There is an image of family that society has built up that for many years did not include my family. An image of a family that was built on a man and a woman and a white picket fence in a version of the United States that was not my reality. I am the daughter of two migrant and queer women from Peru and Argentina: Flavia and Lucrecia. Or as I called them: Mami y Mamú. For so long, I struggled from the internalised stigma that grows out of society’s idea of what the perfect family should be—of a family that I’ve found does not exist and perhaps never did. My family is not heteronormative or conventional. Still, we are a family. A family that is steeped in stories, challenges, joy, and differences. A family whose relationships transform over time. A family that keeps giving. Yet, while they created a home wherever they could, I hid my mothers away. While they took care of me, I lied about who was who. I hid my mothers away because society taught me to hide them away.

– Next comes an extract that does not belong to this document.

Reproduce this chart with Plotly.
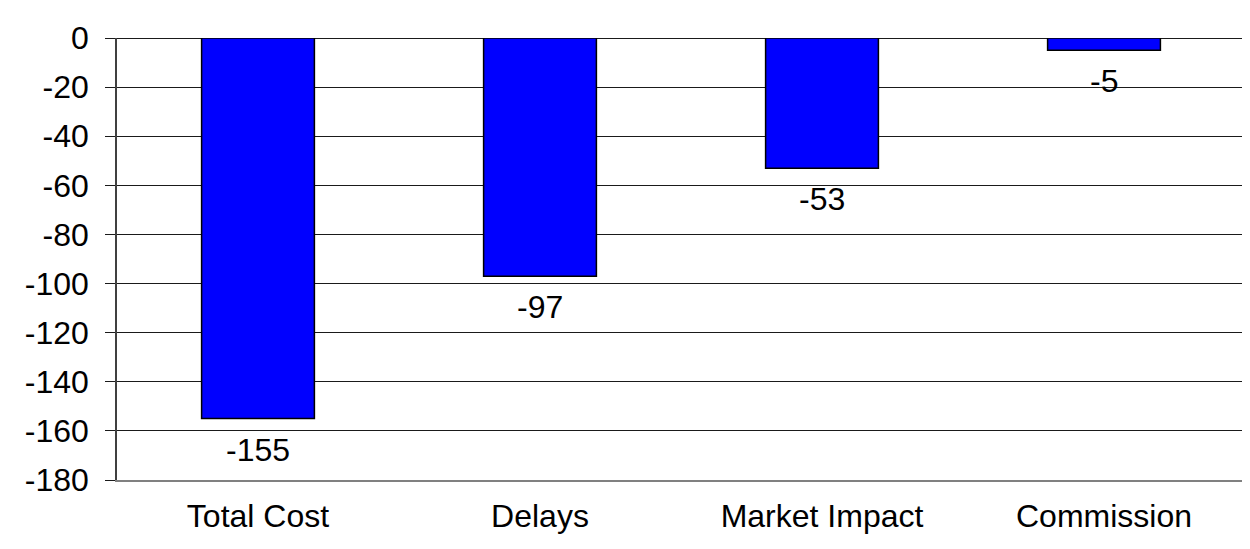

During the 1990s, in the era of “Don’t Ask Don’t Tell” and the “Defense of Marriage Act,” the systems and constructs that were in place did not represent or support family structures like ours. We were amongst very few families who resembled ours and it was new terrain for my mothers. And while they loved each other, those pressures affected us as a family. My mothers separated, and that is also part of our story. My parents’ sexuality and their gender had little to do with who I became. It was their knowledge, their personalities, their ways of being, and the community they gave me that mattered so much more.

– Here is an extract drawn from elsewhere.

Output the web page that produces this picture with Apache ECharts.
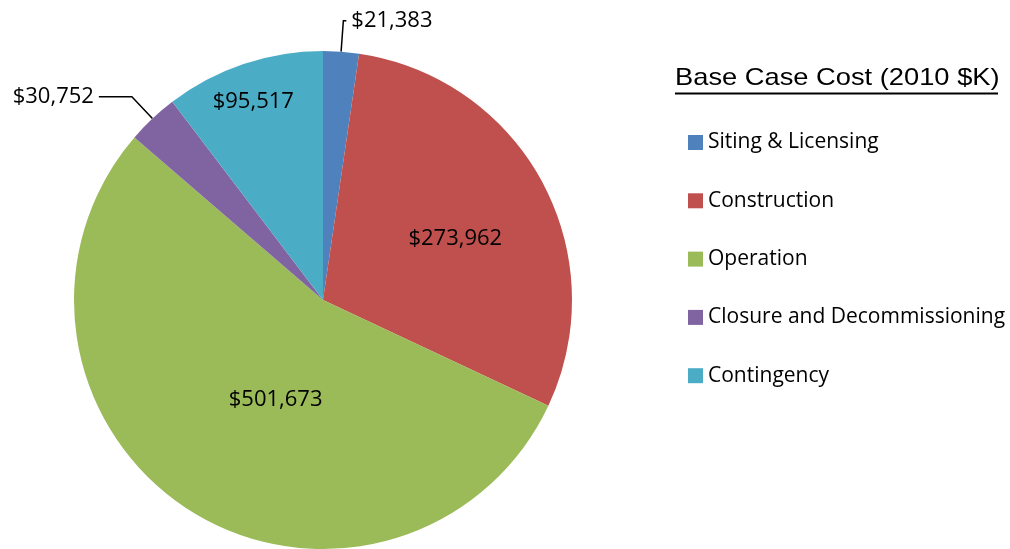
<!DOCTYPE html>
<html>
<head>
<meta charset="utf-8">
<script src="https://cdn.jsdelivr.net/npm/echarts@6/dist/echarts.min.js"></script>
<style>
html,body{margin:0;padding:0;background:#fff;}
#chart{width:1010px;height:549px;}
</style>
</head>
<body>
<div id="chart"></div>
<script>
const categories = ['Siting & Licensing', 'Construction', 'Operation', 'Closure and Decommissioning', 'Contingency'];
const values = [21383, 273962, 501673, 30752, 95517];
const colors = ['#4F81BD', '#C0504D', '#9BBB59', '#8064A2', '#4BACC6'];
const chartTitle = 'Base Case Cost (2010 $K)';

// label styling (positions/lines), not data
const labelPlacement = ['outside', 'inside', 'inside', 'outside', 'inside'];
const lineLens = [[31, 3], null, null, [30, 33], null];
const labelShift = [null, [20, -1], [22, -7], null, [-29, -77]];

const chart = echarts.init(document.getElementById('chart'), null, {renderer: 'canvas'});
const fmt = v => '$' + v.toLocaleString('en-US');

const data = categories.map((name, i) => {
  const item = {
    name: name,
    value: values[i],
    itemStyle: {color: colors[i]},
    label: {position: labelPlacement[i]}
  };
  if (lineLens[i]) {
    item.labelLine = {show: true, length: lineLens[i][0], length2: lineLens[i][1], smooth: false,
      lineStyle: {color: '#000', width: 1.5}};
  } else {
    item.labelLine = {show: false};
  }
  return item;
});

chart.setOption({
  animation: false,
  graphic: [{
    type: 'text',
    x: 675,
    y: 78.5,
    scaleX: 1.137,
    style: {
      text: chartTitle,
      font: '24px "Liberation Sans"',
      fill: '#000',
      align: 'left',
      verticalAlign: 'middle'
    }
  }, {
    type: 'line',
    shape: {x1: 675, y1: 93.5, x2: 998, y2: 93.5},
    style: {stroke: '#000', lineWidth: 2}
  }],
  legend: {
    orient: 'vertical',
    left: 688,
    top: 132,
    padding: 0,
    itemWidth: 15,
    itemHeight: 15,
    itemGap: 37.3,
    icon: 'rect',
    data: categories,
    textStyle: {fontFamily: 'Open Sans', fontSize: 21, color: '#000', lineHeight: 21},
    selectedMode: false
  },
  series: [{
    type: 'pie',
    center: [323, 300],
    radius: 249,
    startAngle: 90,
    clockwise: true,
    avoidLabelOverlap: false,
    emphasis: {disabled: true},
    itemStyle: {borderWidth: 0},
    label: {
      show: true,
      formatter: p => fmt(p.value),
      fontFamily: 'Open Sans',
      fontSize: 22,
      color: '#000',
      distanceToLabelLine: 5
    },
    labelLayout: function (params) {
      const s = labelShift[params.dataIndex];
      return s ? {dx: s[0], dy: s[1]} : {};
    },
    data: data
  }]
});
</script>
</body>
</html>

While researching, I discovered a profound lack of queer family visual history inspiring me to tell my family’s story. In a time when queer and migrant rights are under increasing threat, coming together, through storytelling, visibility, and solidarity, becomes both a necessity and a form of resistance. This is not just a personal story, it’s part of a broader, collective experience shared by many who have grown up in or supported families that exist outside conventional norms. This work is part of a larger ongoing project I'm developing, called the Queer Family Archive project, a collaborative space for queer families to share their stories.
This project asks how we hold space for each other, how we define family, and how we build futures rooted in care. It is a process of reclaiming personal narrative while learning how art, archiving, and documentation can generate healing within shared experiences.
My mothers are more than mothers, more than women, more than migrants, more than queerness. They’re more. And they will always be.